Hospitals must learn what commercially insured patients and their physicians look for when choosing facilities—and how to deliver it.

Conventional thinking has long held that most patients base their choice of hospital on its clinical reputation, its location, or their physicians’ recommendations. Recently, though, hospital executives in the United States have begun recognizing that patients also consider nonclinical factors, such as comfortable rooms and convenient registration procedures, when choosing where to seek treatment.

New McKinsey research underscores just how important nonclinical factors have become. An online survey of more than 2,000 US patients with commercial insurance or Medicare about their attitudes toward the patient’s experience1 revealed that most of them are willing to switch hospitals for better service and amenities and that many have already asked their physicians to refer them to specific facilities. We also surveyed more than 100 physicians (split evenly between general practitioners and specialists) to find out how much they agree with their patients in these matters. The survey revealed that doctors are often willing to accommodate a patient’s request for a referral to a hospital that offers a positive experience—sometimes even when it doesn’t have the best clinical reputation among the alternatives.

Few hospitals act systematically to understand what patients value in the nonclinical aspects of their hospital visits or how and when hospitals should invest to meet their expectations.
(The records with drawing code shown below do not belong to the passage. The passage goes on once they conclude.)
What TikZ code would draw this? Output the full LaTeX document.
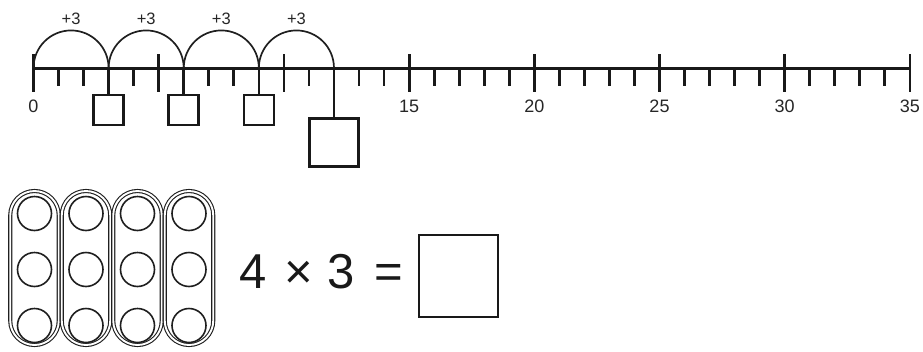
\documentclass[tikz,border=0pt]{standalone}
\usepackage{fontspec}
\setmainfont{Liberation Sans}
\begin{document}
\begin{tikzpicture}[x=1pt,y=1pt,
  axisline/.style={line width=3pt, draw=black!90},
  majortick/.style={line width=2.8pt, draw=black!90},
  minortick/.style={line width=2.8pt, draw=black!90},
  jumparc/.style={line width=1.7pt, draw=black!88},
  link/.style={line width=2.6pt, draw=black!90},
  smallbox/.style={draw=black!90, line width=2.6pt, minimum width=30pt, minimum height=30pt, inner sep=0pt},
  bigbox/.style={draw=black!90, line width=2.6pt, minimum width=49pt, minimum height=48.5pt, inner sep=0pt},
  eqbox/.style={draw=black!90, line width=2.4pt, minimum width=79pt, minimum height=82pt, inner sep=0pt},
  numlabel/.style={text=black!85, font=\fontsize{18}{20}\selectfont, inner sep=0pt},
  jumplabel/.style={text=black!85, font=\fontsize{16.5}{18}\selectfont, inner sep=0pt},
  eqtext/.style={text=black!90, font=\fontsize{49}{52}\selectfont, inner sep=0pt, anchor=base},
  capsule/.style={draw=black!88, line width=1.1pt, double=white, double distance=1.9pt,
    minimum width=48.5pt, minimum height=154pt, rounded corners=24.25pt, inner sep=0pt},
  counter/.style={circle, draw=black!88, line width=1.6pt, minimum size=34pt, inner sep=0pt}
]
\useasboundingbox (0,0) rectangle (923,-351);
\def\xo{33.5}
\def\un{25.04}
% number line
\coordinate (n0) at (\xo,-68);
\coordinate (n35) at ({\xo+35*\un},-68);
\draw[axisline] (n0) -- (n35);
\foreach \k in {0,...,35} {
  \pgfmathtruncatemacro{\m}{mod(\k,5)}
  \ifnum\m=0
    \draw[majortick] ({\xo+\k*\un},-54) -- ({\xo+\k*\un},-92);
  \else
    \ifnum\k=3\relax\else\ifnum\k=6\relax\else\ifnum\k=9\relax\else\ifnum\k=12\relax\else
      \draw[minortick] ({\xo+\k*\un},-68) -- ({\xo+\k*\un},-86);
    \fi\fi\fi\fi
  \fi
}
\foreach \k in {0,15,20,25,30,35} {
  \node[numlabel] (lab\k) at ({\xo+\k*\un},-106.5) {\k};
}
% jumps
\foreach \j in {0,1,2,3} {
  \pgfmathsetmacro{\sx}{\xo+3*\j*\un}
  \draw[jumparc] (\sx,-68) arc[start angle=180, end angle=0, radius={1.5*\un}];
  \node[jumplabel] (jl\j) at ({\xo+(3*\j+1.5)*\un},-18.5) {+3};
}
% answer boxes on the line
\coordinate (p3) at ({\xo+3*\un},-68);
\coordinate (p6) at ({\xo+6*\un},-68);
\coordinate (p9) at ({\xo+9*\un},-68);
\coordinate (p12) at ({\xo+12*\un},-68);
\node[smallbox] (b3) at ({\xo+3*\un},-110) {};
\node[smallbox] (b6) at ({\xo+6*\un},-110) {};
\node[smallbox] (b9) at ({\xo+9*\un},-110) {};
\node[bigbox] (b12) at ({\xo+12*\un},-142.5) {};
\draw[link] (p3) -- (b3.north);
\draw[link] (p6) -- (b6.north);
\draw[link] (p9) -- (b9.north);
\draw[link] (p12) -- (b12.north);
% racks of counters
\foreach \i in {0,1,2,3} {
  \pgfmathsetmacro{\cx}{34.5+51.5*\i}
  \node[capsule] (cap\i) at (\cx,-268) {};
  \node[counter] (c\i a) at (\cx,-213.5) {};
  \node[counter] (c\i b) at (\cx,-269.5) {};
  \node[counter] (c\i c) at (\cx,-325.5) {};
}
% equation
\node[eqtext] (four) at (253.5,-288) {4};
\node[eqtext] (times) at (299,-288) {×};
\node[eqtext] (three) at (341,-288) {3};
\node[eqtext] (equals) at (388.5,-288) {=};
\node[eqbox] (ans) at (458.5,-276) {};
\end{tikzpicture}
\end{document}
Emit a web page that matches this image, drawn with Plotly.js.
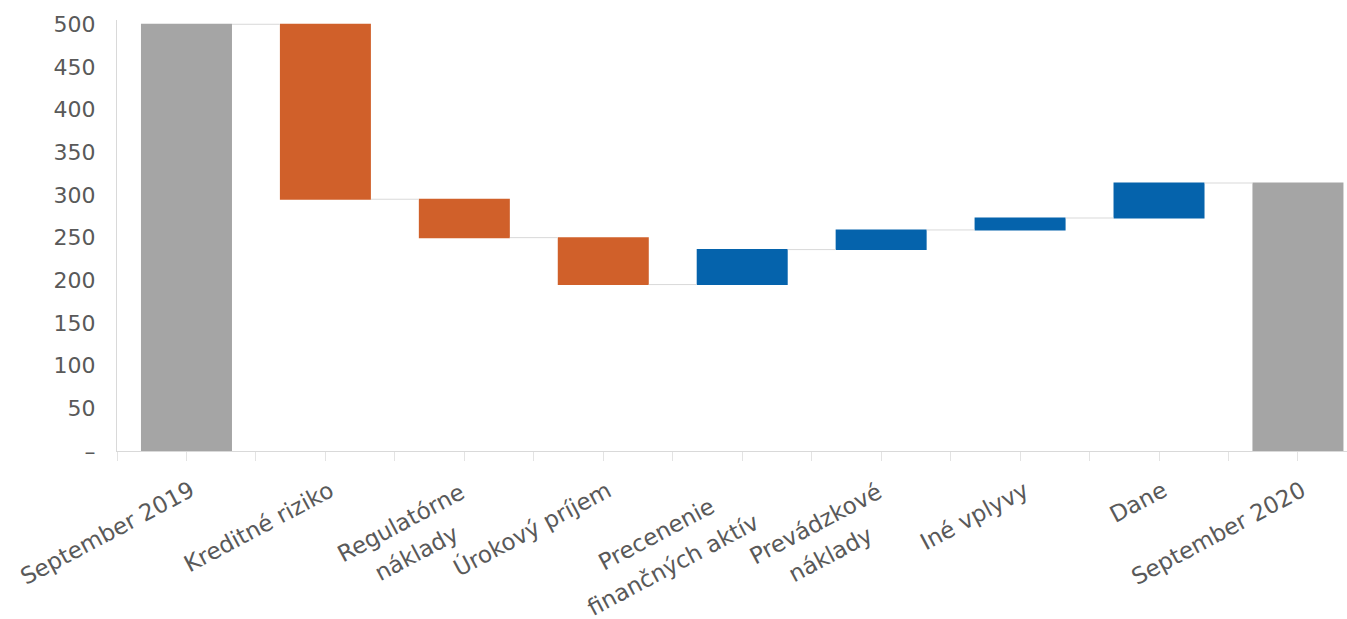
<!DOCTYPE html>
<html>
<head>
<meta charset="utf-8">
<script src="https://cdn.plot.ly/plotly-3.0.1.min.js"></script>
<style>html,body{margin:0;padding:0;background:#fff;}#chart{width:1347px;height:619px;}</style>
</head>
<body>
<div id="chart"></div>
<script>
const categories = ["September 2019", "Kreditné riziko", "Regulatórne<br>náklady", "Úrokový príjem", "Precenenie<br>finančných aktív", "Prevádzkové<br>náklady", "Iné vplyvy", "Dane", "September 2020"];
const measures = ["absolute", "relative", "relative", "relative", "relative", "relative", "relative", "relative", "total"];
const values = [500, -205, -45, -55, 41, 23, 14, 41, 0];
const yTickVals = [0, 50, 100, 150, 200, 250, 300, 350, 400, 450, 500];
const yTickText = ["–", "50", "100", "150", "200", "250", "300", "350", "400", "450", "500"];

const xIdx = categories.map((c, i) => i);
const xTickVals = [];
for (let i = 0; i < categories.length; i++) { xTickVals.push(i - 0.5); xTickVals.push(i); }

const FONT = "DejaVu Sans, Open Sans, sans-serif";
const LABEL_SIZE = 23;
const ANGLE = -28;
const LINE_GAP = 34;
const cosA = Math.cos(-ANGLE * Math.PI / 180);
const sinA = Math.sin(-ANGLE * Math.PI / 180);

const ctx = document.createElement("canvas").getContext("2d");
ctx.font = LABEL_SIZE + "px 'DejaVu Sans'";

const annotations = [];
categories.forEach((c, i) => {
  const lines = c.split("<br>");
  const n = lines.length;
  const widths = lines.map(t => ctx.measureText(t).width);
  const W = Math.max(...widths);
  // right-middle point of the rotated label block, relative to tick point on axis
  const rmx = 6, rmy = 37 + (n - 1) * LINE_GAP / 2;
  const bcx = rmx - (W / 2) * cosA;
  const bcy = rmy + (W / 2) * sinA;
  lines.forEach((t, k) => {
    const off = (k - (n - 1) / 2) * LINE_GAP;
    annotations.push({
      x: i, xref: "x", y: 0, yref: "paper",
      text: t, showarrow: false, textangle: ANGLE,
      xanchor: "center", yanchor: "middle", borderpad: 0,
      xshift: bcx + off * sinA, yshift: -(bcy + off * cosA),
      font: {family: FONT, size: LABEL_SIZE, color: "#595959"}
    });
  });
});

const trace = {
  type: "waterfall",
  x: xIdx,
  y: values,
  measure: measures,
  width: 0.655,
  increasing: {marker: {color: "#0563AC"}},
  decreasing: {marker: {color: "#D0602A"}},
  totals: {marker: {color: "#A5A5A5"}},
  connector: {line: {color: "#D9D9D9", width: 1}},
  textinfo: "none",
  hoverinfo: "x+y"
};

const layout = {
  width: 1347, height: 619,
  margin: {l: 116.5, r: 0, t: 20, b: 168},
  paper_bgcolor: "#fff", plot_bgcolor: "#fff",
  showlegend: false,
  font: {family: FONT, color: "#595959"},
  annotations: annotations,
  xaxis: {
    range: [-0.5, 8.353],
    tickvals: xTickVals,
    showticklabels: false,
    ticks: "outside", ticklen: 9, tickcolor: "#E3E3E3",
    showline: true, linecolor: "#D9D9D9", linewidth: 1,
    showgrid: false, zeroline: false
  },
  yaxis: {
    range: [0, 505],
    tickvals: yTickVals, ticktext: yTickText,
    showline: true, linecolor: "#D9D9D9", linewidth: 1,
    showgrid: false, zeroline: false, ticks: "",
    tickfont: {size: 22, color: "#595959", family: FONT},
    ticklabelstandoff: 16
  }
};

Plotly.newPlot("chart", [trace], layout, {staticPlot: true, displayModeBar: false});
</script>
</body>
</html>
Most hospital executives believe that it is enough to address the experience of patients by measuring and raising their satisfaction and resolving their complaints.
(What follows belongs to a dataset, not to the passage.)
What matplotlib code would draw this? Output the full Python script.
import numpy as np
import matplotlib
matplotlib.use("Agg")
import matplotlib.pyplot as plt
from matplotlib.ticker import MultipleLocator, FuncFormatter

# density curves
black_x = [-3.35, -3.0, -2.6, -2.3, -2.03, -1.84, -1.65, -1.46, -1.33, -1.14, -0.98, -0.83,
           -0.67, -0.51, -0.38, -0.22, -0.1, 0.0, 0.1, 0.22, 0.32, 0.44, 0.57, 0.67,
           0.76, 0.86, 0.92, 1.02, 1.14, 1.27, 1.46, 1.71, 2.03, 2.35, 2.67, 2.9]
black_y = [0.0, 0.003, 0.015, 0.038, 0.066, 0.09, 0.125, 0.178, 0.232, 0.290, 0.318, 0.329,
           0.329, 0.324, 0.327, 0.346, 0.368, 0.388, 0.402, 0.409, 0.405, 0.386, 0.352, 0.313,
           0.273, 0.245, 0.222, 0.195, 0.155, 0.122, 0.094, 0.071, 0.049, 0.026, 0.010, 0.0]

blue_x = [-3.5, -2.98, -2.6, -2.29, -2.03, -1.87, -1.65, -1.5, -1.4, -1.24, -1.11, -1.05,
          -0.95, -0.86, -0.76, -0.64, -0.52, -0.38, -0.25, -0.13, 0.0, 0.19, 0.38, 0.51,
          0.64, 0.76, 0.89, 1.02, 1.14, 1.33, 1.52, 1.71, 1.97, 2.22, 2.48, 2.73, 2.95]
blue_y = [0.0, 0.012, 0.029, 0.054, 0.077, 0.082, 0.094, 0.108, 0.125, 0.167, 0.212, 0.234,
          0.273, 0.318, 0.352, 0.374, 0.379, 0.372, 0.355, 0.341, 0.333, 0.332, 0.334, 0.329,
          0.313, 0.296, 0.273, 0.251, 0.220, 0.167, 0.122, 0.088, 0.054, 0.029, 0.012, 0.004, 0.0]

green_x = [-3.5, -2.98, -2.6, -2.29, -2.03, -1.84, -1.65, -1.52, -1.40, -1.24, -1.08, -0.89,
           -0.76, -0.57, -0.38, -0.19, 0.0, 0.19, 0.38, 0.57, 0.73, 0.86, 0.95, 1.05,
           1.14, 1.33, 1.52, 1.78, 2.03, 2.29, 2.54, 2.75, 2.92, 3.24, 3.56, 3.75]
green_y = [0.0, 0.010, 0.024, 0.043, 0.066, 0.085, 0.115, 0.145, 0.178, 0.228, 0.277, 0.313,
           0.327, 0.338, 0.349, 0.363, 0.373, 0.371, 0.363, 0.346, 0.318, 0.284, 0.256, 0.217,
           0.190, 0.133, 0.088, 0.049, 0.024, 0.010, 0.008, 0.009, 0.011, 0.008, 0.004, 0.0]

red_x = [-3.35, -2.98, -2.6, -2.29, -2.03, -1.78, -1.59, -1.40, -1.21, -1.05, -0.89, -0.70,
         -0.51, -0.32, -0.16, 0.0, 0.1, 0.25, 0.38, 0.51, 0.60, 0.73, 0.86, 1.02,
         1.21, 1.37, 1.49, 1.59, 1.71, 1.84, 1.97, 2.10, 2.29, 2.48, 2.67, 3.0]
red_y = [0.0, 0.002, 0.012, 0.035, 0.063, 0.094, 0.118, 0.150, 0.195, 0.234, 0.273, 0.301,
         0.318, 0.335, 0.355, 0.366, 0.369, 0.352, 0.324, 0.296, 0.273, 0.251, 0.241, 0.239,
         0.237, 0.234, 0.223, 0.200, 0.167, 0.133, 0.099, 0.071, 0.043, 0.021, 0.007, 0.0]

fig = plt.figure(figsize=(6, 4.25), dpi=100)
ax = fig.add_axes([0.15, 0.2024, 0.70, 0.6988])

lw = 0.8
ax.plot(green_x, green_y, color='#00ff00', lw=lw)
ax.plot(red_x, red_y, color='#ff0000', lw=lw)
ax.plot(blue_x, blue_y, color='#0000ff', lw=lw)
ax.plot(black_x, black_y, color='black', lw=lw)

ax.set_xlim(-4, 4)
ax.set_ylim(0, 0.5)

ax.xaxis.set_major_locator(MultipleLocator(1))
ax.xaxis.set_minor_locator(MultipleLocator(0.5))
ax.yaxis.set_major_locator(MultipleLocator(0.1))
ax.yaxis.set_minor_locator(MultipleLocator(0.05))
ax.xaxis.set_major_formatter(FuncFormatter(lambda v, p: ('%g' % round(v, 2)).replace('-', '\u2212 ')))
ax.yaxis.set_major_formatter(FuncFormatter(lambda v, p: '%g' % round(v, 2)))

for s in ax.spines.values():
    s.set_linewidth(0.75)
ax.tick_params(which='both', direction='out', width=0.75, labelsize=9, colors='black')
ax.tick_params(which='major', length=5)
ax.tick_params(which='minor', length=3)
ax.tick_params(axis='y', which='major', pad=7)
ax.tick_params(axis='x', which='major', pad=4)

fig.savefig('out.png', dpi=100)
Hospitals need to do more. Our research indicates that hospitals generate most of their profit margins from commercially insured patients, the very ones who are most likely to weigh nonclinical aspects of visits to care facilities when choosing them.2 As competition for commercial patients intensifies,3 hospitals must move beyond fixing problems and retaining patients, by building a reputation for superior service or amenities that will attract new patients. Many of these services and amenities will be novel; indeed, hospitals generally don’t offer most of those we asked patients to rate, such as guarantees of punctuality and personalized billing assistance.

Since it won’t be easy to buy or quickly replicate a distinctive patient experience, knowing how to create one should yield a sustainable competitive edge that will grow in importance as clinical scores rise and become more comparable across hospitals.4 Delaying investments, by contrast, will put patient volumes at risk.

Notes

1In addition to conducting these online surveys, we identified the pain points by examining the experience of patients as hospitals process them, from admissions to discharge. We also interviewed hospital executives and industry experts about the patient’s experience.

2Both commercial and Medicare patients hold significant value for hospitals, though the economics of the two groups differ: commercial patients generally deliver higher margins, while lower-margin Medicare patients help cover a hospital’s fixed costs. In addition, the patient’s experience may influence the adult children of Medicare patients when they help their parents choose hospitals.

3Kurt D. Grote, Paul D. Mango, and Saumya S. Sutaria, “Transforming US hospitals,” mckinseyquarterly.com, February 2007.

4A range of government and independent organizations rate hospitals on their clinical quality. Overall, these ratings are trending upward and becoming more equal among hospitals, so it is harder for any of them to base claims of superiority solely on clinical care. The spending of hospitals on advertising rose by 13 percent a year from 2002 to 2006, suggesting that competition for key patients is increasing.